Michelle Yeoh as Evelyn Wang in “Everything Everywhere All at Once,” with her third eye.

A24

The full list of winners can be found at the Academy’s website, but the biggest story coming out of the ceremony is undoubtedly the feel-good success story that is Everything Everywhere All At Once, a film firmly rooted in the Asian American immigrant experience despite its bombastic fireworks and sci-fi concepts. Recognition for this kind of story and cast feels long overdue, as was hilariously summed up by one of the film’s supporting stars, James Hong—a legendary performer who happens to be older than the Oscars themselves—when it won Best Ensemble at the Screen Actors Guild Awards a few weeks ago.
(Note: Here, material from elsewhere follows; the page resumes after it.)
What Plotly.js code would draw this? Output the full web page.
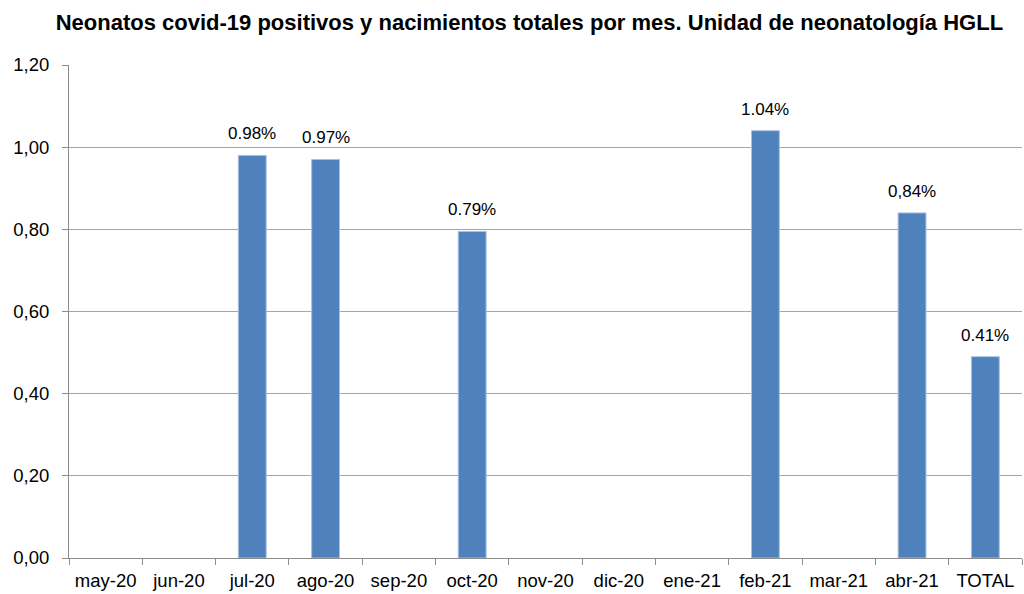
<!DOCTYPE html>
<html><head><meta charset="utf-8">
<script src="https://cdn.plot.ly/plotly-3.0.1.min.js"></script>
<style>body{margin:0;padding:0;background:#fff}#chart{width:1024px;height:594px}</style>
</head><body><div id="chart"></div>
<script>
const categories = ["may-20","jun-20","jul-20","ago-20","sep-20","oct-20","nov-20","dic-20","ene-21","feb-21","mar-21","abr-21","TOTAL"];
const values = [null,null,0.98,0.97,null,0.795,null,null,null,1.04,null,0.84,0.49];
const labels = ["","","0.98%","0.97%","","0.79%","","","","1.04%","","0,84%","0.41%"];
const yTicks = [0,0.2,0.4,0.6,0.8,1.0,1.2];

const trace = {
  type: "bar", x: categories, y: values,
  marker: {color: "#4f81bd", line: {color: "#a9c1e0", width: 1}},
  hoverinfo: "none"
};
const annotations = categories.map((c, i) => values[i] == null ? null : {
  x: c, y: values[i], xref: "x", yref: "y", text: labels[i], showarrow: false,
  yanchor: "bottom", xanchor: "center", yshift: 10,
  font: {family: "Liberation Sans, Arial, sans-serif", size: 17, color: "#000"}
}).filter(a => a);

const layout = {
  width: 1024, height: 594,
  margin: {l: 69, r: 2, t: 65, b: 36},
  separators: ",.",
  paper_bgcolor: "#fff", plot_bgcolor: "#fff",
  bargap: 0.62,
  showlegend: false,
  annotations: annotations,
  title: {text: "<b>Neonatos covid-19 positivos y nacimientos totales por mes. Unidad de neonatología HGLL</b>",
    font: {family: "Liberation Sans, Arial, sans-serif", size: 22, color: "#000"},
    x: 0.517, xanchor: "center", y: 0.963, yanchor: "middle"},
  xaxis: {type: "category", showline: true, linecolor: "#8c8c8c", linewidth: 1,
    ticks: "outside", tickson: "boundaries", ticklen: 6, tickcolor: "#8c8c8c",
    ticklabelstandoff: 6,
    tickfont: {family: "Liberation Sans, Arial, sans-serif", size: 18.5, color: "#000"},
    showgrid: false, fixedrange: true},
  yaxis: {range: [0, 1.2], tickvals: yTicks, tickformat: ".2f",
    showline: true, linecolor: "#8c8c8c", linewidth: 1,
    ticks: "outside", ticklen: 6, tickcolor: "#8c8c8c",
    ticklabelstandoff: 9,
    gridcolor: "#a6a6a6", gridwidth: 1, zeroline: false,
    tickfont: {family: "Liberation Sans, Arial, sans-serif", size: 18.5, color: "#000"},
    fixedrange: true}
};
Plotly.newPlot("chart", [trace], layout, {staticPlot: true});
</script></body></html>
Multiverse sagas are growing increasingly common in Hollywood courtesy of superhero fare, but the success of this idea in Everything Everywhere is owed to what critic Bilge Ebiri calls a “multiverse of the mind” in his interview with the directors, since much of the story concerns thoughts and possibilities of what might have been, had lead characters and laundromat owners Evelyn and Waymond Wang (Yeoh and Quan) not married and immigrated to the United States, but had instead separated and remained in China.

These alternate universes adopt the appearance and texture of distinctly Hong Kong productions, from wuxia action movies to the romance films of Wong Kar-wai, since the characters’ very existence in these worlds is informed by an entirely different cultural language. This also leads to an incredibly moving scene—which producer Jonathan Wang referenced in his Best Picture acceptance speech—in which Waymond, now a stranger to Evelyn, tells her that in another life, he “would have really liked doing laundry and taxes with [her],” a line which imbues the tedium and typical hardships of depictions of immigrant life with invaluable humanity.

The film, which comes partially from writer-director Kwan’s own experience as an Asian American, remixes familiar elements of both eastern and western cinema to create its own psychedelic action imagery, which speaks to the American immigrant story both through its intergenerational family narrative and through its hybrid form of cinematic language. The result is a Best Picture winner that, whether or not one is personally drawn to it, feels representative of an American ideal in a way few past winners have been, since it brings together performers and storytellers from across a vast spectrum of immigrant and first-generation experience, to tell a story of cultural and interpersonal reconciliation. With that in mind, it’s hard not to come away from the 95th Academy Awards feeling optimistic about a more inclusive Hollywood future.